SCC is subject to potential contingent losses related to securitization transactions in which SCC
participated as a depositor or loan originator, which may result in significant financial losses.
Between January 2005 and November 2007, SCC participated in approximately 110 securitization transactions
either as a depositor or a loan originator. In most of these securitization transactions, SCC agreed, subject to
certain conditions and limitations, to indemnify the underwriters or depositors for certain losses and expenses
that the underwriters or depositors may incur as a result of certain claims made against them relating to loans
originated by SCC, including certain legal expenses the underwriters or depositors incur in their defense of such
claims. Some of those underwriters and depositors are defendants in lawsuits where various other parties allege
a variety of claims, including violations of federal and state securities law and common law fraud based on
alleged materially inaccurate or misleading disclosures, arising out of the activities of such underwriters or
depositors in their sale of RMBSs or mortgage loans. As of April 30, 2012, SCC has received notice of a claim for
indemnification from the underwriters or depositors relating to 9 of these lawsuits and involving approximately
25 securitization transactions collateralized in whole or in part by loans originated by SCC. Additional notices of
claims for indemnification may be received by SCC in the future from underwriters or depositors who are
subject to existing or new litigation.
In addition, other counterparties to the securitization transactions, including certificate holders,
securitization trustees and monoline insurance companies, have filed or may file lawsuits, or may assert
indemnification claims, directly against depositors and loan originators in securitization transactions alleging a
variety of claims, including federal and state securities law violations, common law torts and fraud and breach
of contract, among others. Additional or new lawsuits may be filed against SCC in the future.

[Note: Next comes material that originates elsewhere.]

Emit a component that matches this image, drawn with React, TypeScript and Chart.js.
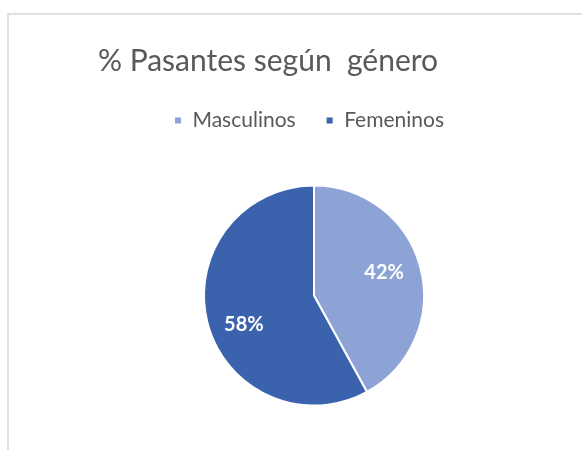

These matters are in the early stages and SCC is not able to reasonably estimate the associated amount of any
possible loss or range of loss. As a result, we have not accrued any liability related to these exposures.
However, if SCC were required to pay material amounts with respect to these matters, it could have a material
adverse effect on our financial position, results of operations or cash flows, as SCC’s financial condition and
operating results are included in our consolidated financial statements. See Item 8, note 19 to the consolidated
financial statements for additional information.
H&R Block has guaranteed the payment of certain limited claims against SCC.
SCC is subject to representation and warranty claims by counterparties to SCC whole loan sales and
securitization transactions, including certificate holders, securitization trustees and monoline insurance
companies. In certain limited circumstances described below, H&R Block has outstanding guarantees of
payment if claims are successfully asserted by such counterparties.
These guarantees include representation and warranty claims with respect to three whole loan sales in 2007
by SCC with an aggregate outstanding principal and liquidated amount of approximately $1.4 billion as of
April 30, 2012. There have been a total of $29.3 million of representation and warranty claims with respect to
these three whole loan sales, of which $4.4 million were deemed valid and paid by SCC, representing
significantly less than one percent of the original principal amount of such loans.
These guarantees also cover payment of representation and warranty claims with respect to mortgage loans
supporting RMBSs with a remaining outstanding principal amount of approximately $1.2 billion that were
issued prior to 2005 (“Pre-2005 RMBSs”). We do not anticipate that any significant amount of representation and
warranty claims will be asserted with respect to the Pre-2005 RMBSs in view of (i) the underlying loan vintage
and performance, (ii) principal losses to certificate holders represent significantly less than one percent of the
original aggregate principal amount of Pre-2005 RMBSs, (iii) no claims have been asserted since 2008, and
(iv) based upon our belief regarding the applicable statute of limitations we do not expect that new
representation and warranty claims would be viable. This claims history is consistent with our experience that
most valid claims relate to loan delinquencies occurring within the first two years following origination, and
that the longer a loan performs prior to an event of default, the less likely a default will be related to a breach of
a representation and warranty.
These guarantees also cover limited representation and warranty claims on other outstanding securitization
transactions, with a potential claims exposure of less than $200 million. In addition, as is customary in
divestiture transactions, H&R Block guaranteed the payment of any indemnification claims from the purchaser
of SCC’s servicing business, including claims relating to pre-closing services (which closing occurred in 2008).